### STATED EXERCISE:
Provide nothing beyond the count of lines that include the string "matplotlib".

** Start **

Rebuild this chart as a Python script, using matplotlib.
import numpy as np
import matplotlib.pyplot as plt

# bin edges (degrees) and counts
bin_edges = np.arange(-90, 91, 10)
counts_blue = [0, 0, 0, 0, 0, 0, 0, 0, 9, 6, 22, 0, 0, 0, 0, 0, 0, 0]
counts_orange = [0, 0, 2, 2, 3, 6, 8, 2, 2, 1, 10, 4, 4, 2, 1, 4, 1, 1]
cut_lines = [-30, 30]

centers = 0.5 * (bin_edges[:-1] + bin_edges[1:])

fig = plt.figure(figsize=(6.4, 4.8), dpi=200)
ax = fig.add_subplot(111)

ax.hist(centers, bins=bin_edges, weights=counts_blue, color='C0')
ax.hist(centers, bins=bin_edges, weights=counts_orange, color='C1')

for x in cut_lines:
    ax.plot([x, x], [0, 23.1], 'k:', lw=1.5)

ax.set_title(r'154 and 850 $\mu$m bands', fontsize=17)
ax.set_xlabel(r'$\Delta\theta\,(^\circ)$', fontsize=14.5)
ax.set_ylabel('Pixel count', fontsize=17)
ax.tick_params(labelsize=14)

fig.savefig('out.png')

** End **

### OUTPUT OF THE EXERCISE:
2